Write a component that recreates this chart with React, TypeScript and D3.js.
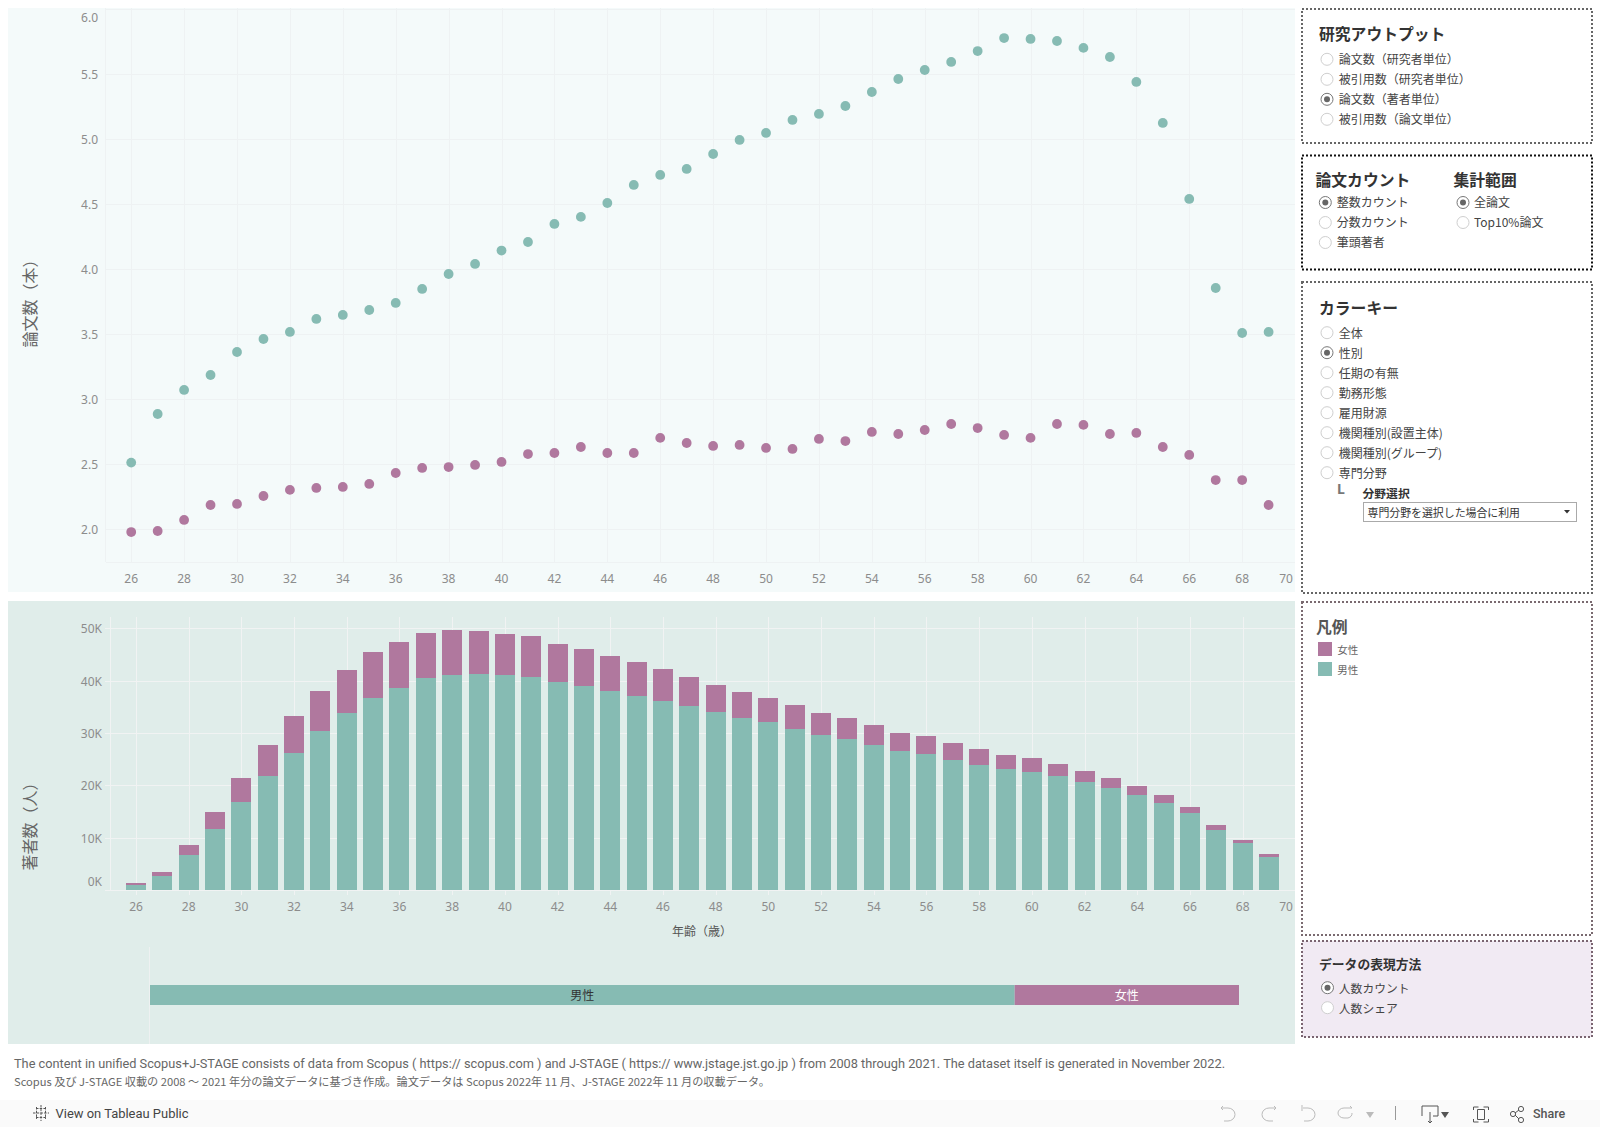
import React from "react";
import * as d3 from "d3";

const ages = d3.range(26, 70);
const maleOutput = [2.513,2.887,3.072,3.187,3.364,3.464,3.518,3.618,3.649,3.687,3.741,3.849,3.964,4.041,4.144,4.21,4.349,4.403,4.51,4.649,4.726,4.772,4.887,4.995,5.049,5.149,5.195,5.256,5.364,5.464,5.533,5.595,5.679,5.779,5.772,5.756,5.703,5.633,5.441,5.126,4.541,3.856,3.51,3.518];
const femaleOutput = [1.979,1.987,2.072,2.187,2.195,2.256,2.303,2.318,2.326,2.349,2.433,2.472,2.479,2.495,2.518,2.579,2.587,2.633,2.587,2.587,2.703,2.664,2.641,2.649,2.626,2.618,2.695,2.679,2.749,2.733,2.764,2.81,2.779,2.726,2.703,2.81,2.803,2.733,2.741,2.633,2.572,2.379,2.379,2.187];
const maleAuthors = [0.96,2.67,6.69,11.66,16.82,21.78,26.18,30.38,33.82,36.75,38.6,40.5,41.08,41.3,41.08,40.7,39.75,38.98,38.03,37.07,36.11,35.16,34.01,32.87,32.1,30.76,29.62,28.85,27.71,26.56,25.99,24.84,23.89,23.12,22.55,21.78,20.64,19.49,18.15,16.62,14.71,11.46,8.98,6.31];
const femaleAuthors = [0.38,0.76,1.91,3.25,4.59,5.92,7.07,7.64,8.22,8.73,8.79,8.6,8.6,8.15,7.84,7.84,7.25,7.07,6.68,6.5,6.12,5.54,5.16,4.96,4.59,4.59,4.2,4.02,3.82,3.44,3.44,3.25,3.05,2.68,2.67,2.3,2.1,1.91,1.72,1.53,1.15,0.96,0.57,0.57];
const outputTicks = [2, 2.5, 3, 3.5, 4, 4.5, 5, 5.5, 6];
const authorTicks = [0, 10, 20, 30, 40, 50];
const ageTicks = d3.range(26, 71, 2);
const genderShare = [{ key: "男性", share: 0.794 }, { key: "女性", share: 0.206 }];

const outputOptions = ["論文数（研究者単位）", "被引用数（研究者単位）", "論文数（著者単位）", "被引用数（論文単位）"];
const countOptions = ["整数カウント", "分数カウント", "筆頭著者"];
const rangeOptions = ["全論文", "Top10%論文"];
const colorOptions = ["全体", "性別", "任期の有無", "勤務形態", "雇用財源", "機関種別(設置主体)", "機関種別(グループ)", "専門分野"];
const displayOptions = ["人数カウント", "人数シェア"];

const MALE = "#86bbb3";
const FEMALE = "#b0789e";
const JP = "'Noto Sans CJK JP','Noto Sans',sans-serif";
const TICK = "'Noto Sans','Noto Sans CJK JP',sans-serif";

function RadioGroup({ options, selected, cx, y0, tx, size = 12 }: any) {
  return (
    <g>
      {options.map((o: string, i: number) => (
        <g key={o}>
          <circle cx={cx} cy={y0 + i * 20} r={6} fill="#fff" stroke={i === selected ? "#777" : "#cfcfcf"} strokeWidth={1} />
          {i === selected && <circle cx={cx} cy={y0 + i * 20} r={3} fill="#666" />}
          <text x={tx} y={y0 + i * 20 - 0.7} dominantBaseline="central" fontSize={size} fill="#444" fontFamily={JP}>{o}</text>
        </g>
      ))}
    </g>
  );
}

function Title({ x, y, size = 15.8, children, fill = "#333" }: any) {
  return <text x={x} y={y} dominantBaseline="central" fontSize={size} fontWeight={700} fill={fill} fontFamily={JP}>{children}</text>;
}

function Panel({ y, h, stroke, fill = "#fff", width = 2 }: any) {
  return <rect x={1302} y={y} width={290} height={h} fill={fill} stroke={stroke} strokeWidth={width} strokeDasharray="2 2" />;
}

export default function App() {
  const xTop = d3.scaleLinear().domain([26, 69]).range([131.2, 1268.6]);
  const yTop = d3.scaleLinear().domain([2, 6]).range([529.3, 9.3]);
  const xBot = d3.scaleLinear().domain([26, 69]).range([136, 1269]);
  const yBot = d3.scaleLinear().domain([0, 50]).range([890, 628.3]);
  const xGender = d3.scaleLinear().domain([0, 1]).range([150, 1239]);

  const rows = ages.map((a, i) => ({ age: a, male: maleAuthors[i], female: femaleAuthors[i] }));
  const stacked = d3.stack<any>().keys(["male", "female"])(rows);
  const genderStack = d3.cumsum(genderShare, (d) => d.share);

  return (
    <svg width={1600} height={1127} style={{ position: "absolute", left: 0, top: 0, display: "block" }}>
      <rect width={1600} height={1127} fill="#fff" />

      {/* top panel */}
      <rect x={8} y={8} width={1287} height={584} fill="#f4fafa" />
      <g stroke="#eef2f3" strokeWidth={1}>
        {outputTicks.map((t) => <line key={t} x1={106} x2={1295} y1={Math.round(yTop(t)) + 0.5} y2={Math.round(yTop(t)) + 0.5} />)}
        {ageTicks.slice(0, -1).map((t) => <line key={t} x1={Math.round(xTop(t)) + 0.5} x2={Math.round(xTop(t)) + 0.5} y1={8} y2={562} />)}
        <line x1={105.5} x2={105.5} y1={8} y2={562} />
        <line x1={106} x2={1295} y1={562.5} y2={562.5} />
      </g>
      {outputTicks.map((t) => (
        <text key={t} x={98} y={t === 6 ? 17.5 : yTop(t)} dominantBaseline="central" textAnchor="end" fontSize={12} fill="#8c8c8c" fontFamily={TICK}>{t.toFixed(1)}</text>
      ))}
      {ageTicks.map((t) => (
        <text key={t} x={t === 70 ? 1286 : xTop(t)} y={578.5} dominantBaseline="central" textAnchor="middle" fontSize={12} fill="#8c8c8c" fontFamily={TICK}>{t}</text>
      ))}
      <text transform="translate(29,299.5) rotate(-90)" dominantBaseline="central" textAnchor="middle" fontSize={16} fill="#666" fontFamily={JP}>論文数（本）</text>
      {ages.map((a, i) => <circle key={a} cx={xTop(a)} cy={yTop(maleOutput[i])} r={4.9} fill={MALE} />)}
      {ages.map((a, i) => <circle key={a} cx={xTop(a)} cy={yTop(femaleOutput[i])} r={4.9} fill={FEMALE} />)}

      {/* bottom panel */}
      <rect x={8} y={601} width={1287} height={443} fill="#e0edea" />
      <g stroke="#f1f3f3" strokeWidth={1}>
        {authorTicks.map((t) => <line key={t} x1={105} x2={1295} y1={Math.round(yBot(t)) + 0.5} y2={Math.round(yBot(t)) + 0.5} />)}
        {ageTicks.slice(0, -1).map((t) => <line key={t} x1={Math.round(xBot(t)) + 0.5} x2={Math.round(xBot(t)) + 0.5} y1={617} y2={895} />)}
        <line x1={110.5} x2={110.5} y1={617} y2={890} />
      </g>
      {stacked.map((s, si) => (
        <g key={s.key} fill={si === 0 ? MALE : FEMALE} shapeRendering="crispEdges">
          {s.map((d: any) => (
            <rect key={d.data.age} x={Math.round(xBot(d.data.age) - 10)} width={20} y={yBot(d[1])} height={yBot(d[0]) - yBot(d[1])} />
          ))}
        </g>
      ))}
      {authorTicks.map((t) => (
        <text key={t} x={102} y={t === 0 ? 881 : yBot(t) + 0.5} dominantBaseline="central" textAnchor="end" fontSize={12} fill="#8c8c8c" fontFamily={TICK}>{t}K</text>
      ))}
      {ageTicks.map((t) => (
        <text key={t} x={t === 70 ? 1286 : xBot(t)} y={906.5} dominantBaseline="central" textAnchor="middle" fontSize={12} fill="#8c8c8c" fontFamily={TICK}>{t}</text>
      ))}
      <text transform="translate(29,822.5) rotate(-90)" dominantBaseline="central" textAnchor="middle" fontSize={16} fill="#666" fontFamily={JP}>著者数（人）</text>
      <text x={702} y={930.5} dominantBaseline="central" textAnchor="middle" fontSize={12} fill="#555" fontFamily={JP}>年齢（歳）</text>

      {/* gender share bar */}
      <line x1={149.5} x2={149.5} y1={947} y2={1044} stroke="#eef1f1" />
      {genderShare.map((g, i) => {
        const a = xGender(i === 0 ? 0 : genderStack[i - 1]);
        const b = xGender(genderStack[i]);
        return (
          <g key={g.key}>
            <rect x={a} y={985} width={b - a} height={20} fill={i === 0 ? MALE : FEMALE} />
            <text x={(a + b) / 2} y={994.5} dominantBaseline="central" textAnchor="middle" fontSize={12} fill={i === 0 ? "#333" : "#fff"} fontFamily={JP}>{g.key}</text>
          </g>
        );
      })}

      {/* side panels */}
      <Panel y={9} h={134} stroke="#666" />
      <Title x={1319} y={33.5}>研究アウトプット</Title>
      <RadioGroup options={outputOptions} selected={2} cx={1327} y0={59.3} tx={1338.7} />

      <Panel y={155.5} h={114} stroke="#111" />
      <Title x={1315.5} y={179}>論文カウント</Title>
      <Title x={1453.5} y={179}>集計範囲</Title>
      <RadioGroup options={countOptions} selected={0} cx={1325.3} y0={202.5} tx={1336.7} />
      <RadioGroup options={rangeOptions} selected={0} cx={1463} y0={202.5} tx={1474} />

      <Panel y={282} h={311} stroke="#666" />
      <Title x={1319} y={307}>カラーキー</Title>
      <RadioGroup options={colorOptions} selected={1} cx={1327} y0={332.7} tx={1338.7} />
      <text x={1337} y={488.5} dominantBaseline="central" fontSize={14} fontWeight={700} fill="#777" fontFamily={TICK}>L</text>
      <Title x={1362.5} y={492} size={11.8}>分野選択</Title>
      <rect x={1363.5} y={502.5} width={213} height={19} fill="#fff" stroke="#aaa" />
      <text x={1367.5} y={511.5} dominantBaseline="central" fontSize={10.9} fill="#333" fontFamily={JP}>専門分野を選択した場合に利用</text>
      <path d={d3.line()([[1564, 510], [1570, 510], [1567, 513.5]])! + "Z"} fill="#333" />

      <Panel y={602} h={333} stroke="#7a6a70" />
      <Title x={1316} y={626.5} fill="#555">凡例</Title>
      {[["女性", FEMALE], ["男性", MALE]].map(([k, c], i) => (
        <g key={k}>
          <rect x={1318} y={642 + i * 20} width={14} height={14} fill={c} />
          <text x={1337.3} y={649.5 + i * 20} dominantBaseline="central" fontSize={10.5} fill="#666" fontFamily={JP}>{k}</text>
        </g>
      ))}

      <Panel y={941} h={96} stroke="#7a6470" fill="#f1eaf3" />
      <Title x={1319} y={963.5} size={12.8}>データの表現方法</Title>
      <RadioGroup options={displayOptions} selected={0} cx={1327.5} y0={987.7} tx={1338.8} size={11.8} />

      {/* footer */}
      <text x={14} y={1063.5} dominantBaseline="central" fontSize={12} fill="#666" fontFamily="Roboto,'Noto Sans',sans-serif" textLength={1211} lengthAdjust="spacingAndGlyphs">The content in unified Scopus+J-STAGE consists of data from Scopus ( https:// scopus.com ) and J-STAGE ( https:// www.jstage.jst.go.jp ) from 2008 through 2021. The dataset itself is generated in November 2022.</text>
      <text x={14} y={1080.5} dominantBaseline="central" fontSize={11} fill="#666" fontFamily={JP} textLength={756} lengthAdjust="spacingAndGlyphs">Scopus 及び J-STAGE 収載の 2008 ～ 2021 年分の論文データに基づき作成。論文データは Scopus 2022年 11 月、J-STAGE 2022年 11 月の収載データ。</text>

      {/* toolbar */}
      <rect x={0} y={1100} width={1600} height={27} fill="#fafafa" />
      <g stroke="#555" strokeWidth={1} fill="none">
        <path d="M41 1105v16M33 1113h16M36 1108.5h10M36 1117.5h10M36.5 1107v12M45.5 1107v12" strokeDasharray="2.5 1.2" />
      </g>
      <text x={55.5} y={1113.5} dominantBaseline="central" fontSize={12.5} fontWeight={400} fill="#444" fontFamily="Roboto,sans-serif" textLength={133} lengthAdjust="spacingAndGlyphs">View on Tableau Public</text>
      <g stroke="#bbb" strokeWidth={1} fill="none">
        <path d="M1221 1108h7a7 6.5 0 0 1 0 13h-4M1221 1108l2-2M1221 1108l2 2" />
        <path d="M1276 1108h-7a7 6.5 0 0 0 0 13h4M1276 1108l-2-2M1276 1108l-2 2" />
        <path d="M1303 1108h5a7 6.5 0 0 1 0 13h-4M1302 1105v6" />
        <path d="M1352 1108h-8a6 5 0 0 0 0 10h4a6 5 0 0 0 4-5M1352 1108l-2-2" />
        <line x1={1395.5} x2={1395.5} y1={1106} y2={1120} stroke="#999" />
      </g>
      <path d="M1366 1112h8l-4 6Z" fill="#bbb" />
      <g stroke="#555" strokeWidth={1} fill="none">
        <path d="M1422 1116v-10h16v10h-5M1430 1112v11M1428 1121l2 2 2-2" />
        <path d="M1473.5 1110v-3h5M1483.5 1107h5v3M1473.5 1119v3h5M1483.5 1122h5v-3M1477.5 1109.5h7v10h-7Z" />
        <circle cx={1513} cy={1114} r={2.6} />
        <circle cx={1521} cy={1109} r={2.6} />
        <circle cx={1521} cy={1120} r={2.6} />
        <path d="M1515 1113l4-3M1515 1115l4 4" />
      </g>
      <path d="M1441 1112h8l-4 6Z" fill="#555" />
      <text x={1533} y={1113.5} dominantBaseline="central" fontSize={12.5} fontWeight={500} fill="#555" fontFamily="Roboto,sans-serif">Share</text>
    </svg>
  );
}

+ + + + +

- _Required work_
Please extract exactly the lines of the data, from the first through the line containing "import * as", and add no pictures to the copy.

- _Solved problem_
Write a component that recreates this chart with React, TypeScript and D3.js.
import React from "react";
import * as d3 from "d3";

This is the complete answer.